Local

Hough High mother concerned after daughter allegedly attacked

CHARLOTTE, N.C. — Three students at Hough High School could face charges after Cornelius police investigated reports of assaults and racial slurs.

The mother of a 15-year-old girl told Channel 9 the students who tormented her daughter were briefly suspended. However, she said those same students who attacked her daughter were later allowed to go right back into her classroom.

"She was spit on, she was called the N-word, and nasty racist things," the mother said.

To protect the girl's identity, Channel 9 isn't naming her or her mother.

The mother told Channel 9 the vicious attacks started with spitting, and escalated to the point when a classmate threw a gym ball at her face.

"She had to end up in the hospital last week with a facial contusion, a concussion," she said.

The school promised they'd take care of the students, but after brief suspensions, she said the teens who hurt her daughter showed up right back in class beside her vulnerable 15-year-old, according to the mother.

"What was a bubbly, spirit-filled young lady is now to an area where all she wants to do is sleep," she said.

Eyewitness News reporter Mark Barber pushed Charlotte-Mecklenburg Schools for answers four times, asking what they're doing to protect students at Hough High.

The district responded by saying in part:

"Reports of bullying at any CMS school are taken very seriously…. Federal student privacy laws prohibit the district from sharing specific information regarding any student."

The 15-year-old's mother isn't satisfied with that answer because she said her daughter is terrified to go to school and her health is suffering.

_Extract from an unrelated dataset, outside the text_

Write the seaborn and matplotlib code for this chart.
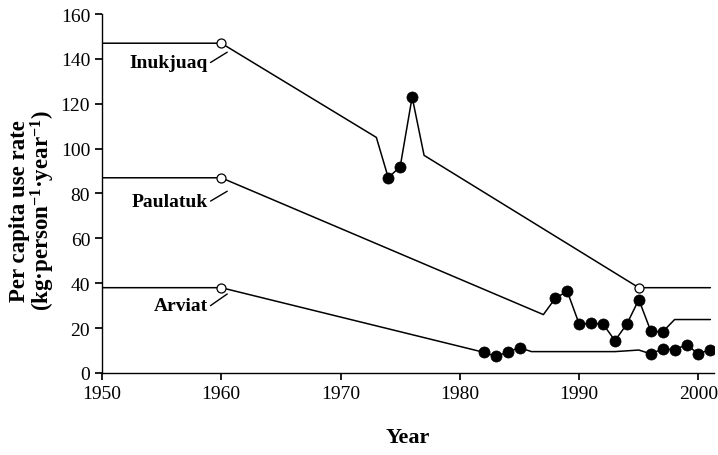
import numpy as np
import pandas as pd
import matplotlib
matplotlib.use("Agg")
import matplotlib.pyplot as plt
import seaborn as sns

# Values
inuk_years = [1950, 1960, 1973, 1974, 1975, 1976, 1977, 1995, 2001]
inuk_vals = [147, 147, 105, 87, 92, 123, 97, 38, 38]
inuk_filled = [1974, 1975, 1976]
inuk_open = [1960, 1995]

paul_years = [1950, 1960, 1987, 1988, 1989, 1990, 1991, 1992, 1993, 1994,
              1995, 1996, 1997, 1998, 2001]
paul_vals = [87, 87, 26, 33.3, 36.4, 21.8, 22.1, 21.8, 14.4, 21.8,
             32.7, 18.7, 18.3, 23.8, 23.8]
paul_filled = [1988, 1989, 1990, 1991, 1992, 1993, 1994, 1995, 1996, 1997]
paul_open = [1960]

arv_years = [1950, 1960, 1982, 1983, 1984, 1985, 1986, 1993, 1995, 1996,
             1997, 1998, 1999, 2000, 2001]
arv_vals = [38, 38, 9.2, 7.4, 9.2, 11.3, 9.5, 9.5, 10.2, 8.5,
            10.7, 10.4, 12.5, 8.5, 10.4]
arv_filled = [1982, 1983, 1984, 1985, 1996, 1997, 1998, 1999, 2000, 2001]
arv_open = [1960]

site_names = ["Inukjuaq", "Paulatuk", "Arviat"]
x_ticks = [1950, 1960, 1970, 1980, 1990, 2000]
y_ticks = [0, 20, 40, 60, 80, 100, 120, 140, 160]

sns.set_theme(style="ticks")
plt.rcParams.update({
    "font.family": ["Liberation Serif", "DejaVu Serif"],
    "mathtext.fontset": "custom",
    "mathtext.rm": "Liberation Serif",
    "mathtext.bf": "Liberation Serif:bold",
    "mathtext.default": "bf",
    "text.color": "black",
    "axes.labelcolor": "black",
    "axes.edgecolor": "black",
    "axes.linewidth": 1.0,
    "xtick.color": "black",
    "ytick.color": "black",
    "xtick.major.size": 5,
    "ytick.major.size": 5,
    "xtick.labelsize": 14,
    "ytick.labelsize": 14,
})

fig, ax = plt.subplots(figsize=(7.18, 4.56), dpi=100)
fig.subplots_adjust(left=0.142, right=0.9944, bottom=0.18, top=0.967)

sites = [
    (inuk_years, inuk_vals, inuk_filled, inuk_open),
    (paul_years, paul_vals, paul_filled, paul_open),
    (arv_years, arv_vals, arv_filled, arv_open),
]

for name, (yrs, vals, filled, opened) in zip(site_names, sites):
    df = pd.DataFrame({"year": yrs, "value": vals})
    sns.lineplot(data=df, x="year", y="value", ax=ax, color="black",
                 lw=1.1, sort=False, estimator=None)
    df_f = df[df["year"].isin(filled)]
    sns.scatterplot(data=df_f, x="year", y="value", ax=ax, color="black",
                    s=64, edgecolor="black", linewidth=0.5, zorder=3)
    df_o = df[df["year"].isin(opened)]
    sns.scatterplot(data=df_o, x="year", y="value", ax=ax, facecolor="white",
                    edgecolor="black", s=42, linewidth=0.9, zorder=3)

# Site labels with short leader lines to the open circle at 1960
label_off = [(-8.6, -4.0), (-10.4, -6.0), (-8.0, -2.8)]
for name, (yrs, vals, _, _), (dy_text, dy_lead) in zip(site_names, sites, label_off):
    v0 = vals[1]
    ax.text(1958.85, v0 + dy_text, name, ha="right", va="center",
            fontsize=14, fontweight="bold")
    ax.plot([1959.1, 1960.5], [v0 + dy_text, v0 + dy_lead],
            color="black", lw=1.0)

ax.set_xlim(1950, 2001.3)
ax.set_ylim(0, 160)
ax.set_xticks(x_ticks)
ax.set_yticks(y_ticks)
sns.despine(ax=ax)

ax.set_xlabel("Year", fontsize=16, fontweight="bold")
ax.xaxis.set_label_coords(0.5, -0.15)
ax.set_ylabel("Per capita use rate\n(kg·person$^{-1}$·year$^{-1}$)",
              fontsize=16.5, fontweight="bold", linespacing=0.95)
ax.yaxis.set_label_coords(-0.074, 0.455)

fig.savefig("out.png", dpi=100)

"They did do a suicide assessment on her yesterday where she talked to her, and said she's going to watch her closely," she said.

The mother said she will give the school time to press charges against the students. If they don't, she said she will take that action to protect her daughter.

The school has filed police reports for two cases of assault and once case of cyberbullying.

In two of them, the suspects are juveniles, so the district attorney is deciding if the teens will face charges.

In the third case, the suspect is 18, so the school or the mother can press charges.